In his first Parliament Elliot, whose father was now in India, gave a silent support to ministers and voted for Brand’s motion following their dismissal, 9 Apr. 1807. He was disappointed in his hope that Lord Grenville might again secure his return for Ashburton at the ensuing election, but looked to the county, making himself better known there and assisting the ailing Member with county affairs.5 In January 1811, when Alexander Don* emerged as his competitor, Elliot began a successful canvass. In 1812 he was his father’s spokesman with government to prevent them offering him a viscountcy, which the family thought inadequate for his services in India, and subsequently to prevent the offer of a pension, when an earldom was conceded. Meanwhile he had won the contest for Roxburghshire. A political journal he kept from January to June 1812 showed that he took a dim view of the Prince Regent and his government.6

Elliot (now Viscount Melgund) made no mark in his second Parliament, succeeding his father in June 1814. He was in the minority on the vice-chancellor bill, 11 Feb., and voted for Catholic relief, 2 Mar., 13 and 24 May 1813, helping to draw up the ill-fated bill, though privately fearing that the Catholics would spoil their case by ‘obstinacy or intemperance’. He informed his father, 8 Mar. 1813:

I have stood the long nights and bad air of the House of Commons much better than I expected for I certainly had very little reason to hope that either my head or my stomach would allow me to sit out a debate of four nights as I did on Grattan’s motion.
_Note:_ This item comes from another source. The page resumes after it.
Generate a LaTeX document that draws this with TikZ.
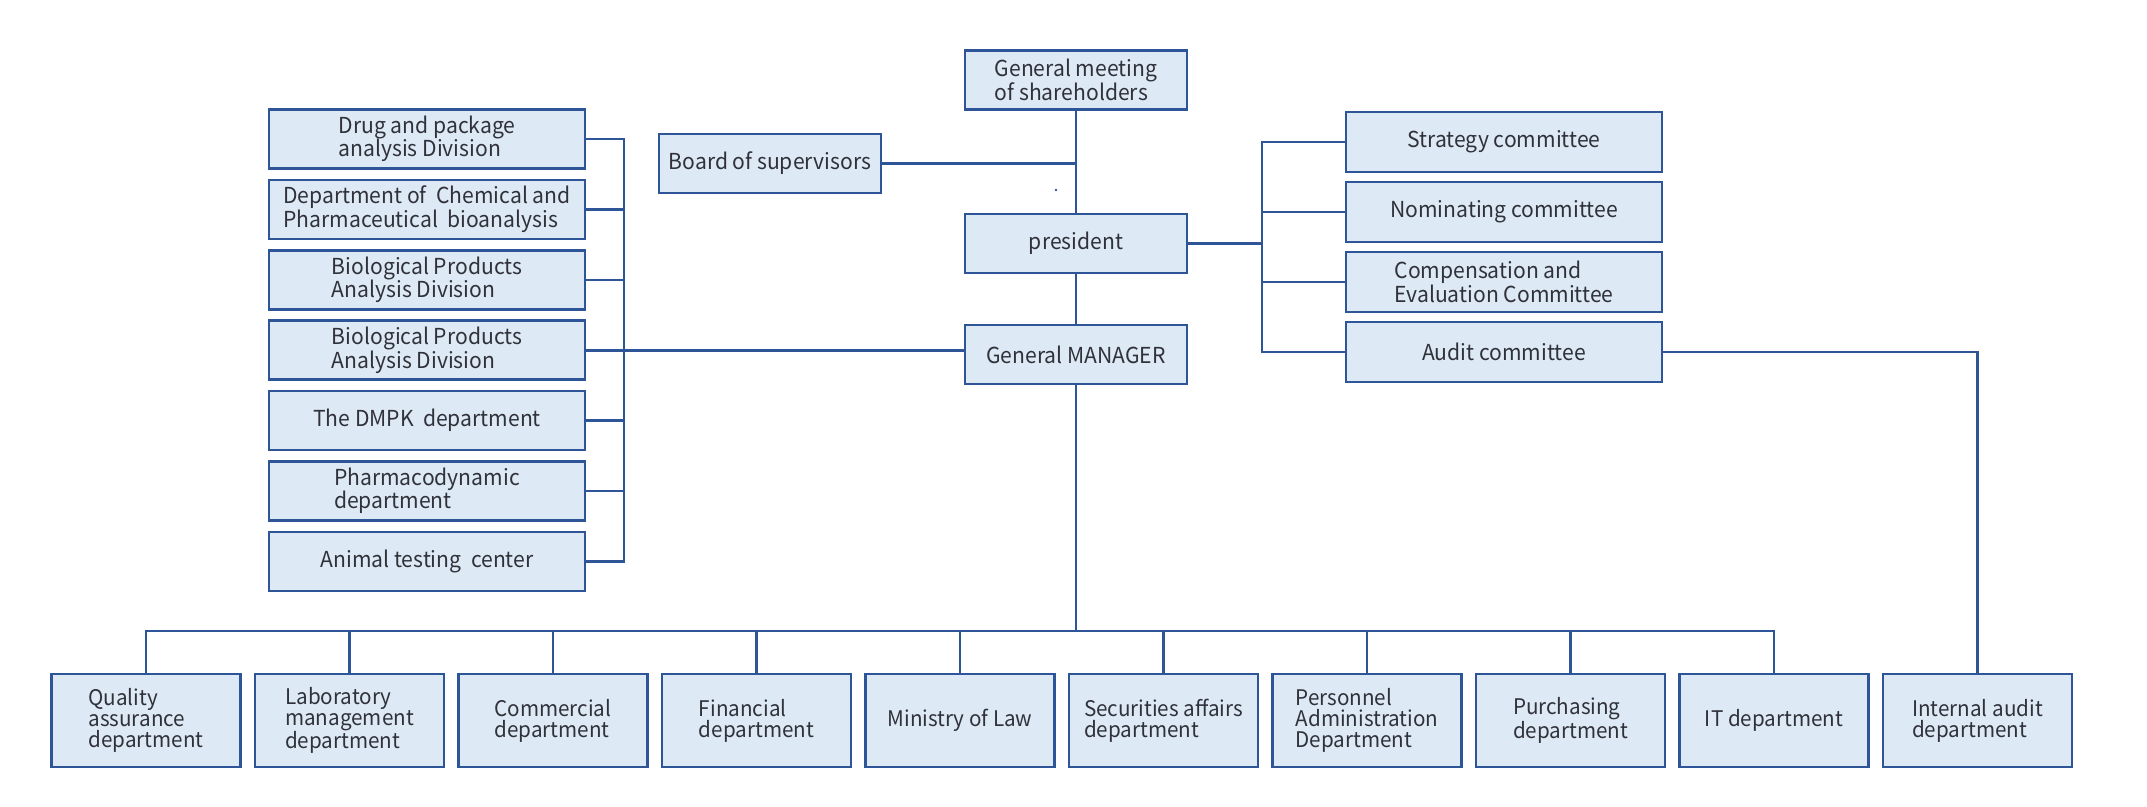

Melgund was prepared to espouse the cause of the Princess of Wales as far as was ‘consistent with public principle and her real interest’.7 Just before vacating his seat, he voted for Morpeth’s motion critical of the Speaker, 22 Apr., for Romilly’s attainder bill, 25 Apr., for Williams Wynn’s motion against the blockade of Norway, 12 May, and against new Corn Laws, 16 May 1814. He was subsequently a Whig diplomat and minister. He died 31 July 1859. Sir Walter Scott described him as ‘a very agreeable, well-informed and sensible man, but he possesses neither the high breeding, ease of manner, or eloquence of his father’.8

Ref Volumes: 1790-1820

Author: D. G. Henry

Notes

  • 1. Minto, ii. 293; iii. 2, 248; NLS mss 11054, f. 24; 11139, f. 137.
  • 2. NLS mss. 11056, ff. 132, 215; 11058, ff. 3, 94.
  • 3. Ibid. 11060, ff. 37, 48; 11061, ff. 6, 24, 26, 29; 11740, f. 119.
  • 4. Ibid. 11040, ff. 131, 135, 145.
  • 5. Ibid. 11081, f. 234.
  • 6. Ibid. 11978.
  • 7. Ibid. 11082, f. 170; 11088, f. 279.
  • 8. Jnl. of Sir W. Scott (1891), 61.